#OK to post homework
#George Spahn, 2-13-2022, Assignment 7

#3 

# Case 1: The two pure equilibria involve one player making the same move
#   let's say the player is A, and the other is B.
#   It must be the case that B is indifferent between its two choices
#    in the two equilibria, given A's choice.
#   Therefore any probility for player B between the two choices will also 
#    be a equilibrium. In this case there are infinitely many mixed
#    equilibria

# Case 2: To get from one equilibrium to the other, both players must switch
#         strategy
#   Suppose player 1 plays choice 1 with probability p1. Then player 2 gets some
#    expected utility u1 from choice 1 and some expected utility u2 from choice 2.
#   Either one of these is greater, or they are the same.

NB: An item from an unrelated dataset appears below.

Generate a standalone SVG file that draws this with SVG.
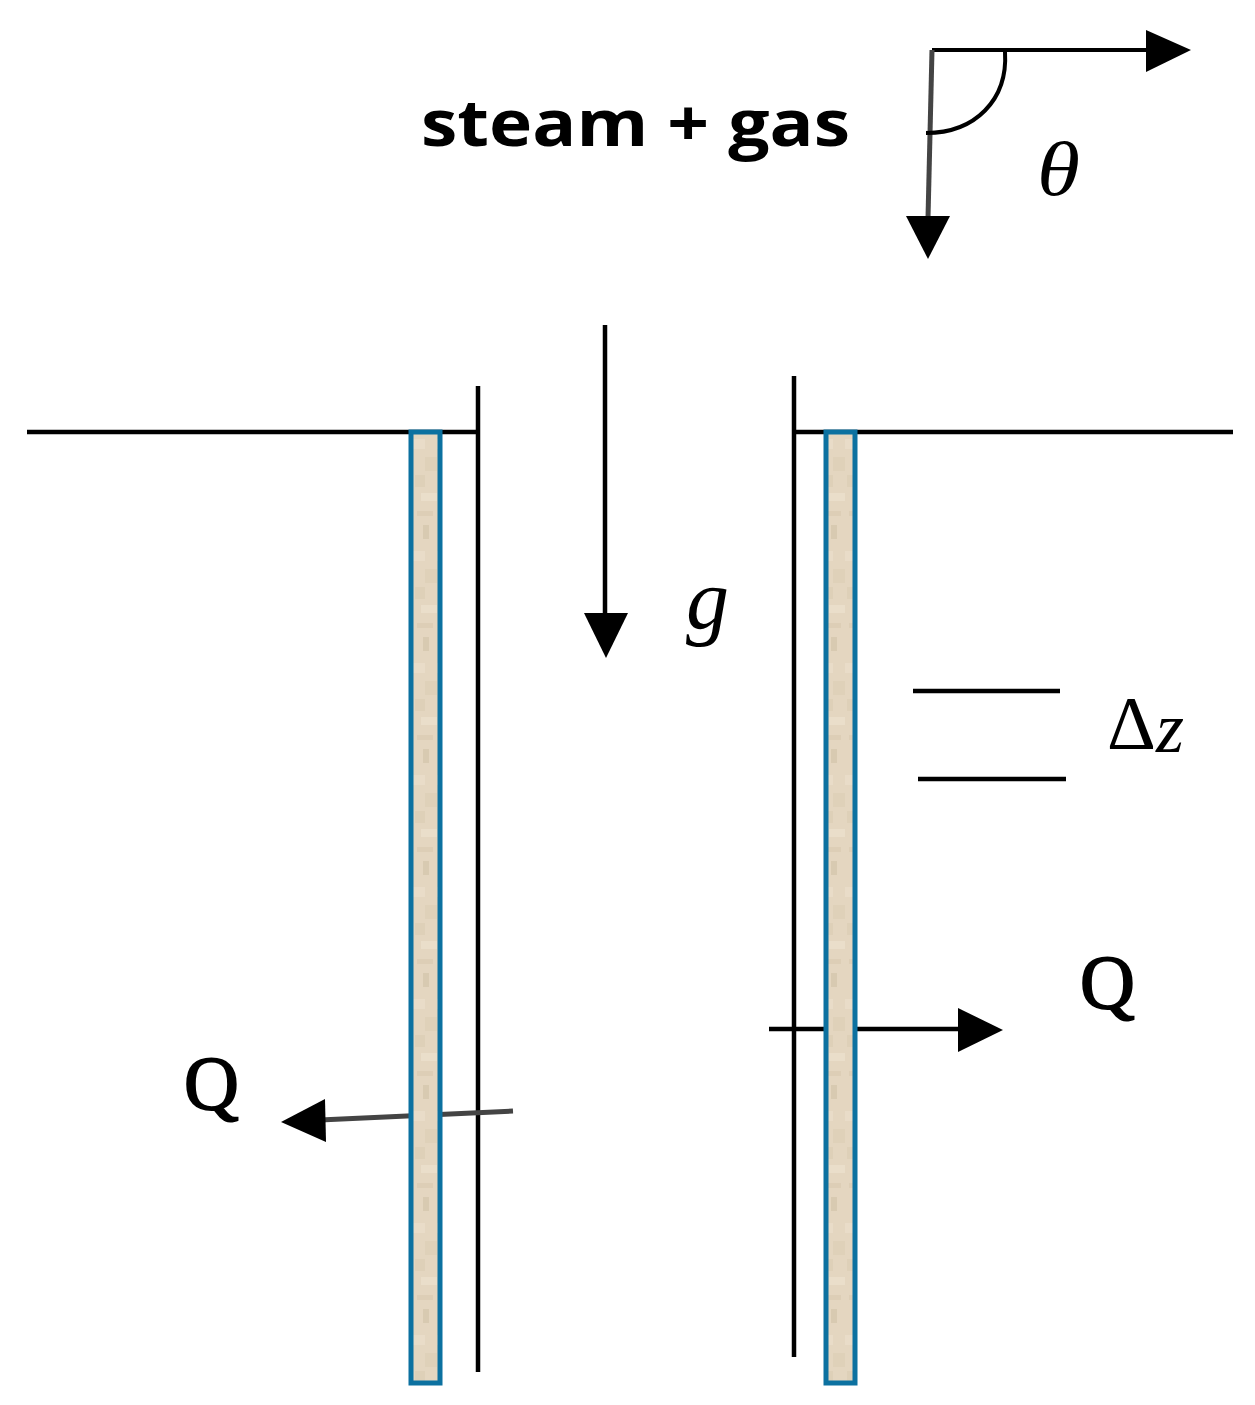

Without loss of generality
#      u1 >= u2 when p1 = 0
#      u2 >= u1 when p1 = 1
#   Both of these functions, u1 and u2 vary continuously with p1.
#   Therefore, there exists a p1 such that they are equal, p1*.

#   We can do the same process to find a p2*.
#   For this p1*, p2*, both players are playing a best response to the other,
#   so it is a mixed Nash Equilibrium.




# 5

PayOffGG := proc(G,p1,p2)

	add(add(  p1[i]*p2[j]*G[i][j] ,j=1..nops(G[i])), i=1..nops(G)):
	
end: